Rezension

Erschreckend, aber sehr sehr gut

Die Stadt der Blinden - José Saramago

Die Stadt der Blinden
von Jose Saramago

Bewertet mit 5 Sternen

In einer namenlosen Stadt können immer mehr namenlose Menschen nicht mehr sehen. Sie selber beschreiben den Zustand, als "in einem See aus Milch schwimmen". Die Geschichte beginnt erschreckend, aber das ist nur ein kleiner Vorgeschmack auf das, was einen als Leser noch erwartet. Da immer mehr Menschen erblinden, sieht die Regierung nur den Ausweg, die Erkrankten in einer verlassenen Anstalt zu separieren. Und jetzt beginnt der wahre Horror, der aber (erschreckend genug!) immer realistisch bleibt. Alles im Roman bleibt namenlos, für mich die klare Botschaft, daß die Handlung überall spielen kann und jeden treffen kann.

Wer behält seine Menschlichkeit und wer wird zum Tier, für das vor allem das Überleben zählt? Wer stellt sich an den Anfang der Nahrungskette?

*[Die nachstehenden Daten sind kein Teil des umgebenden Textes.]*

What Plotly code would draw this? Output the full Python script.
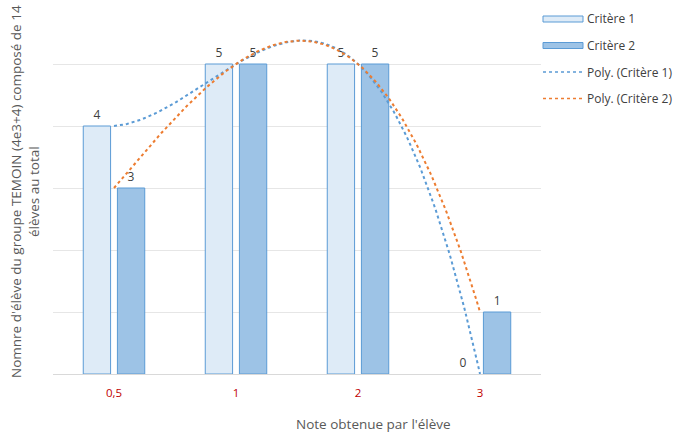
import numpy as np
import plotly.graph_objects as go

categories = ["0,5", "1", "2", "3"]
critere1 = [4, 5, 5, 0]
critere2 = [3, 5, 5, 1]
y_title = "Nomnre d'élève du groupe TEMOIN (4e3+4) composé de 14<br>élèves au total"
x_title = "Note obtenue par l'élève"

pos = np.arange(1, len(categories) + 1)
FONT = "Open Sans, sans-serif"
TXT = "#404040"
BLUE = "#5B9BD5"
ORANGE = "#ED7D31"

def border_widths(vals):
    return [1 if v > 0 else 0 for v in vals]

fig = go.Figure()
fig.add_bar(x=pos, y=critere1, name="Critère 1",
            marker=dict(color="#DEEBF7", line=dict(color=BLUE, width=border_widths(critere1))),
            text=[str(v) for v in critere1], textposition="outside",
            textfont=dict(color=TXT, size=12, family=FONT), cliponaxis=False,
            showlegend=False)
fig.add_bar(x=pos, y=critere2, name="Critère 2",
            marker=dict(color="#9DC3E6", line=dict(color=BLUE, width=border_widths(critere2))),
            text=[str(v) for v in critere2], textposition="outside",
            textfont=dict(color=TXT, size=12, family=FONT), cliponaxis=False,
            showlegend=False)

# polynomial trendlines (order 3), as Excel computes them from the data
xs = np.linspace(pos[0], pos[-1], 200)
for vals, col, nm in [(critere1, BLUE, "Poly. (Critère 1)"), (critere2, ORANGE, "Poly. (Critère 2)")]:
    c = np.polyfit(pos, vals, 3)
    fig.add_scatter(x=xs, y=np.polyval(c, xs), mode="lines", name=nm,
                    line=dict(color=col, width=2, dash="dot"), showlegend=False,
                    cliponaxis=False)

# custom legend (Excel style)
legend_items = [("Critère 1", "bar", "#DEEBF7"), ("Critère 2", "bar", "#9DC3E6"),
                ("Poly. (Critère 1)", "line", BLUE), ("Poly. (Critère 2)", "line", ORANGE)]
W, H = 690, 434
L, R, T, B = 53, 149, 2, 60
pw, ph = W - L - R, H - T - B
def px(x):
    return (x - L) / pw
def py(y):
    return 1 - (y - T) / ph
for i, (nm, kind, col) in enumerate(legend_items):
    yc = 19 + i * 26.5
    if kind == "bar":
        fig.add_shape(type="rect", xref="paper", yref="paper",
                      x0=px(543), x1=px(583), y0=py(yc - 3), y1=py(yc + 3),
                      fillcolor=col, line=dict(color=BLUE, width=1))
    else:
        fig.add_shape(type="line", xref="paper", yref="paper",
                      x0=px(543), x1=px(583), y0=py(yc), y1=py(yc),
                      line=dict(color=col, width=1.5, dash="dot"))
    fig.add_annotation(xref="paper", yref="paper", x=px(585), y=py(yc), text=nm,
                       showarrow=False, xanchor="left", yanchor="middle",
                       font=dict(size=12, color=TXT, family=FONT))

fig.add_annotation(xref="paper", yref="paper", x=px(25), y=py(192), text=y_title,
                   textangle=-90, showarrow=False, xanchor="center", yanchor="middle",
                   font=dict(size=13.5, color="#595959", family=FONT))
fig.add_annotation(xref="paper", yref="paper", x=px(373), y=py(424), text=x_title,
                   showarrow=False, xanchor="center", yanchor="middle",
                   font=dict(size=13.5, color="#595959", family=FONT))

fig.update_layout(
    width=W, height=H, margin=dict(l=L, r=R, t=T, b=B),
    paper_bgcolor="white", plot_bgcolor="white",
    barmode="group", bargap=0.44, bargroupgap=0.2,
    font=dict(family=FONT, color=TXT),
    xaxis=dict(range=[0.5, len(categories) + 0.5], tickvals=pos, ticktext=categories,
               showgrid=False, showline=True, linecolor="#D9D9D9", zeroline=False,
               tickfont=dict(color="#C00000", size=11.5, family=FONT), ticks="",
               ticklabelstandoff=8),
    yaxis=dict(range=[0, 6], dtick=1, showticklabels=False, gridcolor="#E6E6E6",
               zeroline=False, showline=False),
)
fig.write_html("out.html", config={"displayModeBar": False},
               post_script="document.body.style.margin='0';")
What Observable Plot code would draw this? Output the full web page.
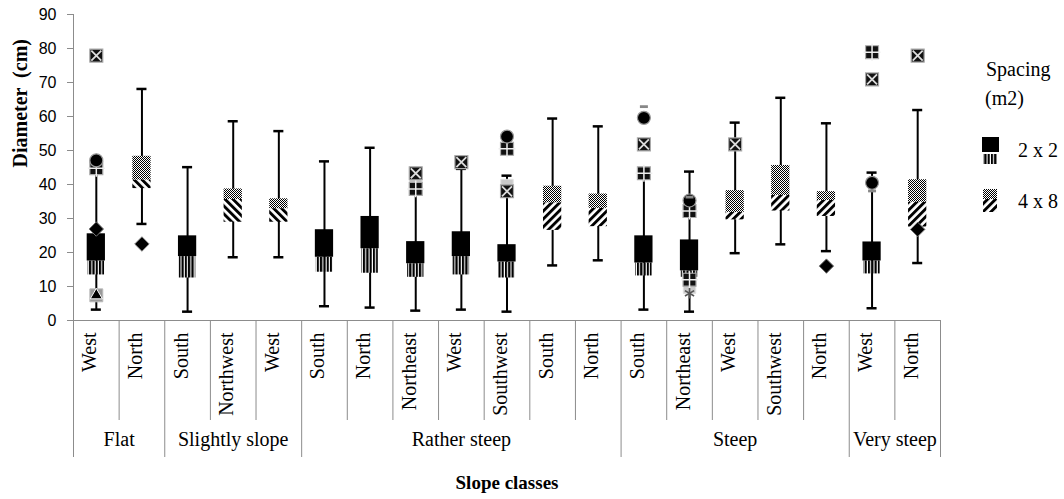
<!DOCTYPE html>
<html><head><meta charset="utf-8">
<script src="https://cdn.jsdelivr.net/npm/d3@7"></script>
<script src="https://cdn.jsdelivr.net/npm/@observablehq/plot@0.6"></script>
<style>
body{margin:0;background:#fff;}
#wrap{position:relative;width:1064px;height:499px;overflow:hidden;}
#chart svg text{white-space:pre;}
.lg{position:absolute;font-family:"Liberation Serif",serif;font-size:20px;color:#000;line-height:1;white-space:pre;}
</style></head>
<body>
<svg width="0" height="0" style="position:absolute">
<defs>
 <pattern id="vstripes" patternUnits="userSpaceOnUse" width="3.3" height="10"><rect width="3.3" height="10" fill="#fff"/><rect width="2.2" height="10" fill="#000"/></pattern>
 <pattern id="dots" patternUnits="userSpaceOnUse" width="2" height="2"><rect width="2" height="2" fill="#fff"/><rect width="1" height="1" fill="#000"/><rect x="1" y="1" width="1" height="1" fill="#000"/></pattern>
 <pattern id="hatchF" patternUnits="userSpaceOnUse" width="5.6" height="10" patternTransform="rotate(45)"><rect width="5.6" height="10" fill="#fff"/><rect width="2.9" height="10" fill="#000"/></pattern>
 <pattern id="hatchB" patternUnits="userSpaceOnUse" width="5.6" height="10" patternTransform="rotate(-45)"><rect width="5.6" height="10" fill="#fff"/><rect width="2.9" height="10" fill="#000"/></pattern>
</defs></svg>
<div id="wrap">
 <div id="chart"></div>
 <div class="lg" style="left:986px;top:59px;">Spacing</div>
 <div class="lg" style="left:985px;top:88px;">(m2)</div>
 <svg style="position:absolute;left:981px;top:136px" width="20" height="30"><rect x="1" y="1" width="17" height="15" fill="#000"/><rect x="2" y="18" width="14" height="10" fill="url(#vstripes)"/></svg>
 <div class="lg" style="left:1018px;top:140px;">2 x 2</div>
 <svg style="position:absolute;left:981px;top:188px" width="20" height="30"><rect x="2" y="1" width="14" height="10" fill="url(#dots)"/><rect x="2" y="11" width="14" height="13" fill="url(#hatchF)"/></svg>
 <div class="lg" style="left:1018px;top:191px;">4 x 8</div>
</div>
<script>
// ---- data ----
const groups = ["Flat","Flat","Slightly slope","Slightly slope","Slightly slope","Rather steep","Rather steep","Rather steep","Rather steep","Rather steep","Rather steep","Rather steep","Steep","Steep","Steep","Steep","Steep","Very steep","Very steep"];
const directions = ["West","North","South","Northwest","West","South","North","Northeast","West","Southwest","South","North","South","Northeast","West","Southwest","North","West","North"];
const spacing = ["2 x 2","4 x 8","2 x 2","4 x 8","4 x 8","2 x 2","2 x 2","2 x 2","2 x 2","2 x 2","4 x 8","4 x 8","2 x 2","2 x 2","4 x 8","4 x 8","4 x 8","2 x 2","4 x 8"];
const whiskerLow  = [3.2, 28.4, 2.6, 18.6, 18.6, 4.2, 3.8, 2.9, 3.2, 2.6, 16.2, 17.7, 3.2, 2.6, 19.8, 22.4, 20.4, 3.6, 16.9];
const q1          = [13.4, 38.8, 12.5, 28.9, 28.9, 14.2, 13.9, 12.7, 13.4, 12.5, 26.5, 27.6, 13.1, 12.7, 29.6, 32.2, 30.6, 13.7, 27.5];
const median      = [17.5, 41.3, 18.8, 35.6, 32.9, 18.6, 21.1, 16.7, 18.8, 17.2, 34.6, 33.0, 16.9, 14.6, 31.8, 36.8, 35.3, 17.5, 34.8];
const q3          = [25.5, 48.3, 24.9, 38.7, 35.8, 26.7, 30.6, 23.2, 26.1, 22.3, 39.5, 37.2, 24.9, 23.7, 38.2, 45.6, 37.9, 23.1, 41.4];
const whiskerHigh = [44.8, 68.1, 45.1, 58.6, 55.7, 46.8, 50.8, 38.7, 44.6, 42.6, 59.4, 57.1, 43.3, 43.8, 58.2, 65.5, 58.0, 43.5, 61.9];
const backslashGroups = ["Flat","Slightly slope"];
const outlierCat   = [0,0,0,0,0, 1, 7,7,7, 8, 9,9,9,9, 12,12,12,12, 13,13,13,13,13,13, 14, 16, 17,17,17,17, 18,18];
const outlierValue = [77.9,47.1,44.8,26.9,7.4, 22.5, 43.3,40.4,38.7, 46.6, 54.1,50.5,39.7,38.0, 62.9,59.6,51.8,43.3, 36.3,35.3,32.2,12.0,9.8,8.0, 51.8, 16.0, 78.9,70.9,40.5,38.1, 77.9,26.8];
const outlierShape = ["xsq","circle","plussq","diamond","trisq", "diamond", "xsq","graysq","plussq", "xsq", "circle","plussq","graysq","xsq", "dash","circle","xsq","plussq", "dash","circle","plussq","plussq","graysq","asterisk", "xsq","diamond", "plussq","xsq","circle","dash", "xsq","diamond"];
const yTicks = [0,10,20,30,40,50,60,70,80,90];
const yTitle = "Diameter  (cm)";
const xTitle = "Slope classes";

// ---- layout ----
const W = 1064, H = 499, ML = 73, MR = 124, MT = 14, MB = 179;
const N = directions.length;
const YMAX = 90;
const pxPerUnit = (H - MB - MT) / YMAX;
const belowAxis = px => -px / pxPerUnit;   // data value px pixels below the zero line
const BOX = 0.2, STRIPE = 0.18, CAP = 0.11;
const GRAY = "#8c8c8c";
const SERIF = "Liberation Serif";

const boxes = d3.range(N).map(i => ({i, group: groups[i], dir: directions[i], sp: spacing[i],
  lo: whiskerLow[i], q1: q1[i], med: median[i], q3: q3[i], hi: whiskerHigh[i]}));
const b22 = boxes.filter(d => d.sp === "2 x 2");
const b48 = boxes.filter(d => d.sp === "4 x 8");
const outliers = outlierCat.map((c, k) => ({i: c, v: outlierValue[k], s: outlierShape[k]}));
const sh = s => outliers.filter(d => d.s === s);

const catBounds = [], groupBounds = [-0.5, N - 0.5];
for (let i = 1; i < N; i++) (groups[i] === groups[i-1] ? catBounds : groupBounds).push(i - 0.5);
const groupNames = [...new Set(groups)];
const groupLabels = groupNames.map(g => {
  const ids = d3.range(N).filter(i => groups[i] === g);
  return {g, c: (ids[0] + ids[ids.length - 1]) / 2};
});

const dashSymbol = {draw(ctx, size) { const r = Math.sqrt(size / Math.PI);
  ctx.moveTo(-r, -r*0.35); ctx.lineTo(r, -r*0.35); ctx.lineTo(r, r*0.35); ctx.lineTo(-r, r*0.35); ctx.closePath(); }};

const plot = Plot.plot({
  width: W, height: H,
  marginLeft: ML, marginRight: MR, marginTop: MT, marginBottom: MB,
  style: {fontFamily: SERIF, fontSize: "20px", background: "#fff", overflow: "visible"},
  x: {type: "linear", domain: [-0.5, N - 0.5], axis: null},
  y: {domain: [0, YMAX], axis: null},
  marks: [
    // table lines
    Plot.ruleX(catBounds, {y1: 0, y2: belowAxis(100), stroke: GRAY}),
    Plot.ruleX(groupBounds, {y1: 0, y2: belowAxis(137), stroke: GRAY}),
    Plot.ruleX([-0.5], {stroke: GRAY}),
    Plot.ruleY([0], {stroke: GRAY}),
    Plot.axisY(yTicks, {tickSize: 6, tickPadding: 11, stroke: GRAY, fill: "#000", fontFamily: "Liberation Sans", fontSize: 16, label: null}),
    // whiskers
    Plot.ruleX(boxes, {x: "i", y1: "lo", y2: "hi", stroke: "#000", strokeWidth: 2}),
    Plot.ruleY(boxes, {y: "lo", x1: d => d.i - CAP, x2: d => d.i + CAP, stroke: "#000", strokeWidth: 2.5}),
    Plot.ruleY(boxes, {y: "hi", x1: d => d.i - CAP, x2: d => d.i + CAP, stroke: "#000", strokeWidth: 2.5}),
    // boxes 2 x 2
    Plot.rect(b22, {x1: d => d.i - STRIPE, x2: d => d.i + STRIPE, y1: "q1", y2: "med", fill: "url(#vstripes)"}),
    Plot.rect(b22, {x1: d => d.i - BOX, x2: d => d.i + BOX, y1: "med", y2: "q3", fill: "#000"}),
    // boxes 4 x 8
    Plot.rect(b48.filter(d => !backslashGroups.includes(d.group)), {x1: d => d.i - BOX, x2: d => d.i + BOX, y1: "q1", y2: "med", fill: "url(#hatchF)"}),
    Plot.rect(b48.filter(d => backslashGroups.includes(d.group)), {x1: d => d.i - BOX, x2: d => d.i + BOX, y1: "q1", y2: "med", fill: "url(#hatchB)"}),
    Plot.rect(b48, {x1: d => d.i - BOX, x2: d => d.i + BOX, y1: "med", y2: "q3", fill: "url(#dots)"}),
    // outliers
    Plot.dot(sh("graysq"), {x: "i", y: "v", symbol: "square", r: 7, fill: "#c9c9c9", stroke: "#e0e0e0", strokeWidth: 1}),
    Plot.dot(sh("trisq"), {x: "i", y: "v", symbol: "square", r: 7.3, fill: "#9a9a9a", stroke: "#bbb", strokeWidth: 1}),
    Plot.dot(sh("trisq"), {x: "i", y: "v", symbol: "triangle", r: 4.5, fill: "#000", stroke: "#fff", strokeWidth: 1}),
    Plot.dot(sh("xsq"), {x: "i", y: "v", symbol: "square", r: 7.3, fill: "#111", stroke: "#aaa", strokeWidth: 1.2}),
    Plot.dot(sh("xsq"), {x: "i", y: "v", symbol: "times", r: 4.6, fill: "none", stroke: "#ddd", strokeWidth: 1.8}),
    Plot.dot(sh("plussq"), {x: "i", y: "v", symbol: "square", r: 7.3, fill: "#111", stroke: "#aaa", strokeWidth: 1.2}),
    Plot.dot(sh("plussq"), {x: "i", y: "v", symbol: "plus", r: 5.5, fill: "none", stroke: "#eee", strokeWidth: 1.5}),
    Plot.dot(sh("circle"), {x: "i", y: "v", symbol: "circle", r: 6.5, fill: "#000", stroke: "#999", strokeWidth: 1.2}),
    Plot.dot(sh("diamond"), {x: "i", y: "v", symbol: "diamond2", r: 6.5, fill: "#000", stroke: "#777", strokeWidth: 1}),
    Plot.dot(sh("dash"), {x: "i", y: "v", symbol: dashSymbol, r: 4, fill: "#888", stroke: "none"}),
    Plot.dot(sh("asterisk"), {x: "i", y: "v", symbol: "asterisk", r: 5, fill: "none", stroke: "#555", strokeWidth: 1.6}),
    // labels
    Plot.text(boxes, {x: "i", text: "dir", frameAnchor: "bottom", dy: 12, rotate: -90, textAnchor: "end", fontFamily: SERIF, fontSize: 20, fill: "#000"}),
    Plot.text(groupLabels, {x: "c", text: "g", frameAnchor: "bottom", dy: 125, fontFamily: SERIF, fontSize: 20, fill: "#000"}),
    Plot.text([xTitle], {text: d => d, frameAnchor: "bottom", dy: 168, fontFamily: SERIF, fontSize: 19, fontWeight: "bold", fill: "#000"}),
    Plot.text([yTitle], {text: d => d, frameAnchor: "left", dx: -53, rotate: -90, fontFamily: SERIF, fontSize: 20, fontWeight: "bold", fill: "#000"})
  ]
});
document.getElementById("chart").append(plot);
</script>
</body></html>
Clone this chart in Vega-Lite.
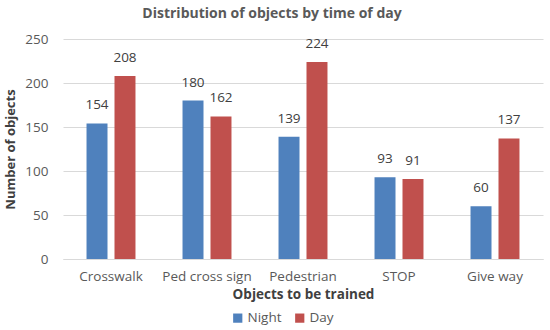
{
  "$schema": "https://vega.github.io/schema/vega-lite/v6.json",
  "width": 480,
  "height": 220,
  "autosize": {"type": "none"},
  "padding": {"left": 63, "right": 7, "top": 39, "bottom": 71},
  "background": "white",
  "title": {"text": "Distribution of objects by time of day", "font": "Open Sans", "fontSize": 14, "fontWeight": "bold", "color": "#595959", "offset": 11, "anchor": "middle", "frame": "group", "dx": -31},
  "data": {"values": [
    {"object": "Crosswalk", "time": "Night", "count": 154},
    {"object": "Crosswalk", "time": "Day", "count": 208},
    {"object": "Ped cross sign", "time": "Night", "count": 180},
    {"object": "Ped cross sign", "time": "Day", "count": 162},
    {"object": "Pedestrian", "time": "Night", "count": 139},
    {"object": "Pedestrian", "time": "Day", "count": 224},
    {"object": "STOP", "time": "Night", "count": 93},
    {"object": "STOP", "time": "Day", "count": 91},
    {"object": "Give way", "time": "Night", "count": 60},
    {"object": "Give way", "time": "Day", "count": 137}
  ]},
  "encoding": {
    "x": {"field": "object", "type": "nominal", "sort": null,
      "scale": {"paddingInner": 0.49, "paddingOuter": 0.245},
      "axis": {"title": "Objects to be trained", "labelAngle": 0, "labelFont": "Open Sans", "labelFontSize": 13.5, "labelColor": "#595959", "titleFont": "Open Sans", "titleFontSize": 13.5, "titleFontWeight": "bold", "titleColor": "#404040", "domain": true, "domainColor": "#d9d9d9", "ticks": false, "labelPadding": 10, "titlePadding": 5}},
    "xOffset": {"field": "time", "type": "nominal", "sort": ["Night", "Day"], "scale": {"paddingInner": 0.25}},
    "y": {"field": "count", "type": "quantitative",
      "scale": {"domain": [0, 250]},
      "axis": {"title": "Number of objects", "values": [0, 50, 100, 150, 200, 250], "labelFont": "Open Sans", "labelFontSize": 13.5, "labelColor": "#595959", "titleFont": "Open Sans", "titleFontSize": 13, "titleFontWeight": "bold", "titleColor": "#404040", "domain": false, "ticks": false, "gridColor": "#d9d9d9", "labelPadding": 15, "titlePadding": 7}}
  },
  "layer": [
    {"mark": {"type": "bar"},
     "encoding": {"color": {"field": "time", "type": "nominal", "sort": ["Night", "Day"],
        "scale": {"domain": ["Night", "Day"], "range": ["#4F81BD", "#C0504D"]},
        "legend": {"title": null, "orient": "none", "legendX": 168, "legendY": 272, "direction": "horizontal", "symbolType": "square", "symbolSize": 85, "symbolStrokeWidth": 0, "labelFont": "Open Sans", "labelFontSize": 13.5, "labelColor": "#595959", "labelOffset": 3, "columnPadding": 11}}}},
    {"mark": {"type": "text", "dy": -18, "font": "Open Sans", "fontSize": 13.5, "color": "#404040"},
     "encoding": {"text": {"field": "count", "type": "quantitative"}}}
  ],
  "config": {"view": {"stroke": null}}
}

Wer überwindet Anstand, Skrupel und behält seine Würde? Das Thema über die eigene Würde zieht sich als roter Faden durch den Roman.

Wie die Frau eines erblindeten Augenarztes, die als einzige noch sehen kann, sieht man als Leser den Schrecken und die Konsequenzen einer Epidemie, die immer weiter fortschreitet. An den Schreibstil musste ich mich gewöhnen: Viele Kommas, wenige Punkte, keine Kennzeichnung der wörtlichen Rede. Aber der Roman hat mich von Anfang bis Ende nicht losgelassen. Erschreckende Geschichte, aber sehr sehr gut geschrieben!